It turns out that dogs don’t know they should walk without pulling the leash or lagging behind unless you teach them. This can be a challenge as dog get excited about exploring outdoors and they move faster than we do. Some dogs want to walk as quickly as they can, while others want to sniff around and investigate anything around them. To teach them properly, you should consistently never allow them to pull.
Red Light, Green Light
According to the ASPCA, there are several ways to train your dog on a loose leash. One of these is known as red light, green light. Begin by walking the way you want to go. As soon as your dog reaches the end of his leash and pulls, it is a red light. Stop completely and wait. After he stops pulling and puts slack in the leash, call him back to you. When he comes over to you, tell him to sit. After he does this, tell him “Yes” and reward him with a treat. Now it is time for a green light to continue walking. If your dog looks at you for another treat, you can say “Yes” and give him another one while you are walking. If he pulls again, it is time for a red light. This teaches your dog that if he stays near you or looks at you and he gets to keep moving. It also teaches him that if he pulls on the leash, he will have to come back to you and sit.
Lure and Reward
Begin with your dog standing at your left side. Have several treats enclosed in your left hand. Hold them in front of your dog’s nose and say “Let’s walk.” Start walking and every few seconds, put a small treat into your dog’s mouth to praise her for staying at your pace. If he pulls ahead or goes to the side, immediately stop. Call your dog’s name and ask him to sit. Praise him when he does. Then put the hand loaded with treats in front of your dog’s nose and walk again. Every day, go a little bit further on your walk than the day before. After doing this every day for about a week, just carry the treats in your pocket and reward her from there. When he can walk along without pulling for several minutes, begin to increase the number of steps that you go without giving him a treat.
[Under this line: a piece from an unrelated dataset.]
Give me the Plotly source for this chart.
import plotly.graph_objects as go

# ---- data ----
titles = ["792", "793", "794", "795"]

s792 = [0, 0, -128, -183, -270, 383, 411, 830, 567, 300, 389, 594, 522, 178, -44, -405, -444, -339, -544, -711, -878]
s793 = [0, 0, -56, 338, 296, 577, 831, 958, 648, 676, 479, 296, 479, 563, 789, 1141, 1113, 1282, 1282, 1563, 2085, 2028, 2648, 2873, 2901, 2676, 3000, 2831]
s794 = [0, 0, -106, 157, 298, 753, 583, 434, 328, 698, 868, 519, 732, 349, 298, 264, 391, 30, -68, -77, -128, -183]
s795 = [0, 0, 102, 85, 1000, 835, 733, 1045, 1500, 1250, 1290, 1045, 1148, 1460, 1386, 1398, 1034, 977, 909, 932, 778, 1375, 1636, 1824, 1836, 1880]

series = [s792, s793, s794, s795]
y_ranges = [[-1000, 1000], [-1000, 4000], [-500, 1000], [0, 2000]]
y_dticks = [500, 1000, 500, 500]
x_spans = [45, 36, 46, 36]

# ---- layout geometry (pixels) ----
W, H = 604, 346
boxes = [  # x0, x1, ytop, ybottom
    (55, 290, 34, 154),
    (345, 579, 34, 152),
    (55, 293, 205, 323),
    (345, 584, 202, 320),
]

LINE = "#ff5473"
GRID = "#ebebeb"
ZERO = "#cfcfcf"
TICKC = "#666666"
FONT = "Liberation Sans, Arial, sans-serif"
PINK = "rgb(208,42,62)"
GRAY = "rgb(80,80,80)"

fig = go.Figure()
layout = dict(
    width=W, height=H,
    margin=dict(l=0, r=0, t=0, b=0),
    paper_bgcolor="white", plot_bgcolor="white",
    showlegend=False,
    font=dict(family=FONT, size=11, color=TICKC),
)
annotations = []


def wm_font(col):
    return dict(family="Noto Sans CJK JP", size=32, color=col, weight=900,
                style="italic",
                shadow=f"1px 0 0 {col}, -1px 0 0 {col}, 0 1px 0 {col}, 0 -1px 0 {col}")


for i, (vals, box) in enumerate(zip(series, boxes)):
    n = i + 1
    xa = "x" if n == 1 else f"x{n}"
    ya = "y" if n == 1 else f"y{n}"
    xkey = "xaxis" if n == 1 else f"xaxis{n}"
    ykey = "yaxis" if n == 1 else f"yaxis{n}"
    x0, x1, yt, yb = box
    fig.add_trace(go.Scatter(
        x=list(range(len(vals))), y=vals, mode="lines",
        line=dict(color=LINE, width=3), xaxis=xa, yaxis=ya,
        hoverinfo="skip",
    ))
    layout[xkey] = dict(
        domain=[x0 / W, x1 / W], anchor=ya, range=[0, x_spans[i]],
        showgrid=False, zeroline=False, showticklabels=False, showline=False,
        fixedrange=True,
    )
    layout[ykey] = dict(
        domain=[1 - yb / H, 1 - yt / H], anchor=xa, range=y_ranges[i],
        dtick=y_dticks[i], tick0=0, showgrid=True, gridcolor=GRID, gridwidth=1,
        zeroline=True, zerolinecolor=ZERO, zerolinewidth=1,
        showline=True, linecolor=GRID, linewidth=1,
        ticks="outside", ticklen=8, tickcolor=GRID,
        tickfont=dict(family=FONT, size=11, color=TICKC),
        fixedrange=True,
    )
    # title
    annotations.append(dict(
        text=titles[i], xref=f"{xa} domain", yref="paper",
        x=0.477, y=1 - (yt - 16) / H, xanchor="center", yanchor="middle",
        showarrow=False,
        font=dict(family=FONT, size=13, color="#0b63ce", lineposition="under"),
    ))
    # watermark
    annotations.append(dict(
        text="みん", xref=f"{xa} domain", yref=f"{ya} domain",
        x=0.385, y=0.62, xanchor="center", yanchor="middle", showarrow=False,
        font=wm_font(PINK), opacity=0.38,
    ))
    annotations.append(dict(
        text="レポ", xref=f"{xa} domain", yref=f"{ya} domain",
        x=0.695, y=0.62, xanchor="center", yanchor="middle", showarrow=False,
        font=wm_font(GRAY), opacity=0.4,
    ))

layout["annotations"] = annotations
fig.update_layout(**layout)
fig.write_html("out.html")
This option and the next should only be used if your dog is not wearing a choke, pinch or prong collar. They both involve punishment. Although this can decrease behavior quickly, it should be stopped if it doesn’t result in a noticeable decrease of pulling. Some dogs do not respond to stopping and waiting or luring with treats. In this case, when your dog pulls, instead of stopping, turn back and walk the way you came. Before your dog reaches the end of the leash, tell him “Easy.” If he slows down, say “Yes” and call him back to you for a treat while you keep moving. Should he not slow down but go to the end of the leash and start pulling, don’t say anything. Just turn quickly and let the leash check your dog. When your dog runs to catch up to you, give him praise. After he reaches you, turn and walk in your original direction.
- Consider tiring out your dog with another type of exercise before taking him on a loose leash walk. This may help burn off some excess energy that he would have had on your walk.
- Loose leash training sessions should be frequent, short and fun for your dog.
- Walk at a quick pace so that your dog will have fewer opportunities to catch a whiff of something interesting.